Leurs yeux se mirent à pétiller d’intérêt.

— Seulement si vous découvrez où se trouve sa sœur, ajouta Jens.

— Pourquoi des révolutionnaires voudraient-ils l’enlever ? s’enquit Varenka.

— Pour faire pression sur son père, le ministre Ivanov.

— Et si on refuse ? dit Ivan en bombant le torse d’un air provocateur.

— Je serai contraint d’insister, répliqua Jens.

Jens se montra moins patient que Valentina. La pièce aux murs humides et au plafond fissuré était étouffante. Chaque fois que Varenka jetait une bûche dans le poêle, de la fumée jaillissait et se déposait sur les meubles et dans leurs poumons. La vérité était aussi nébuleuse.

Or il y avait souvent un gouffre entre les propos d’une personne et ce qu’elle croyait vraiment. Dans leur lutte pour le pouvoir, bolcheviques et mencheviques s’affrontaient tels des chacals se disputant une carcasse. Ils réclamaient la justice et l’égalité à grands cris. En quoi était-il juste d’enlever une jeune fille handicapée ? Où était la justice quand les faibles se faisaient dévorer par les forts ?

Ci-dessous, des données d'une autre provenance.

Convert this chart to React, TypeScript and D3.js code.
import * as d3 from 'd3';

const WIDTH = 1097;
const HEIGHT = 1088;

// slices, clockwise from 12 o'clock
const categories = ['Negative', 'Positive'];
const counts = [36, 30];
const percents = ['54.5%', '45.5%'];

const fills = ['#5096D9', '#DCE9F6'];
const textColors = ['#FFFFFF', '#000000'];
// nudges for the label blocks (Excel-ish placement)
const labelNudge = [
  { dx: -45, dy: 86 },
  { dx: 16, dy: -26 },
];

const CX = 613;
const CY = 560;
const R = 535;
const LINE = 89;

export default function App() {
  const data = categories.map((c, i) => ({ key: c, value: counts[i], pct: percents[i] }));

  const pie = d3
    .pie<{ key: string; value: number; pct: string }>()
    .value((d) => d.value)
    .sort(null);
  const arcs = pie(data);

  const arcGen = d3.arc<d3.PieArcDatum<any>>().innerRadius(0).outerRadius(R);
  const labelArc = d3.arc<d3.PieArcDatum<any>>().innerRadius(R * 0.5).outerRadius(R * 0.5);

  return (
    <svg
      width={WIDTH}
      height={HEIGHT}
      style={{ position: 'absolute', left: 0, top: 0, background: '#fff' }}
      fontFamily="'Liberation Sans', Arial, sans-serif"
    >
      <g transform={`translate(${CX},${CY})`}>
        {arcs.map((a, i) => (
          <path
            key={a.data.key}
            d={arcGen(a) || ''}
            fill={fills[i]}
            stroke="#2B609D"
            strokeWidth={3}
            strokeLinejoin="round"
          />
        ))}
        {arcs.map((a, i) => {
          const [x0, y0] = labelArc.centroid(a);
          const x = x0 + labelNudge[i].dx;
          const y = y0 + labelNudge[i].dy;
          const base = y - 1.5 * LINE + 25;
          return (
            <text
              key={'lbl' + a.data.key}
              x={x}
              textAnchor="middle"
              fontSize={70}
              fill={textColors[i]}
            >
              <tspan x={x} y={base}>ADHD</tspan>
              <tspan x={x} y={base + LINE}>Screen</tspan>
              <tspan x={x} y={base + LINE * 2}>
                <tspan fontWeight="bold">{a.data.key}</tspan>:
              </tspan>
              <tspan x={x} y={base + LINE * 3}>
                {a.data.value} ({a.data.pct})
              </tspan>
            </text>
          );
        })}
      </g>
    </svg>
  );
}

Valentina, mon amour, sois prudente.

Ils s’attablèrent. Jens tenait la main de Valentina dans la sienne sous l’œil attentif de Varenka. Accroupie près du feu, elle sirotait sa bière. Pendant deux heures, ils attendirent ainsi. Il percevait la tension de Valentina, imaginait le cheminement de ses pensées, sa peur pour sa sœur. Soudain, elle serra sa main dans la sienne et le regarda droit dans les yeux. Il veillait sur elle, mais pas assez, visiblement. Quatre hommes déguenillés, la casquette trempée, surgirent dans la pièce, derrière Ivan. L’air froid de la nuit s’engouffra avec eux dans la pièce. Jens se leva. Valentina ne tourna pas la tête vers les nouveaux venus, comme si elle savait déjà ce qu’ils allaient dire. Ivan alla se réchauffer près du feu.

— Alors ? demanda-t-elle, les yeux toujours rivés sur Jens.

— Toi, fit Ivan en pointant un index sur Valentina, tu viens avec nous. Et toi, dit-il à Jens, tu restes ici.

— Hors de question ! s’exclama-t-il.

Elle se leva d’un bond et prit son visage entre ses mains.

— Je suis désolée, mon amour, murmura-t-elle en effleurant ses lèvres d’un baiser.

Soudain, le sol parut se soulever sous les pieds de Jens et une explosion retentit dans sa tête. Son cerveau se brisa en mille morceaux. La douleur du coup le projeta dans un trou noir sans fond.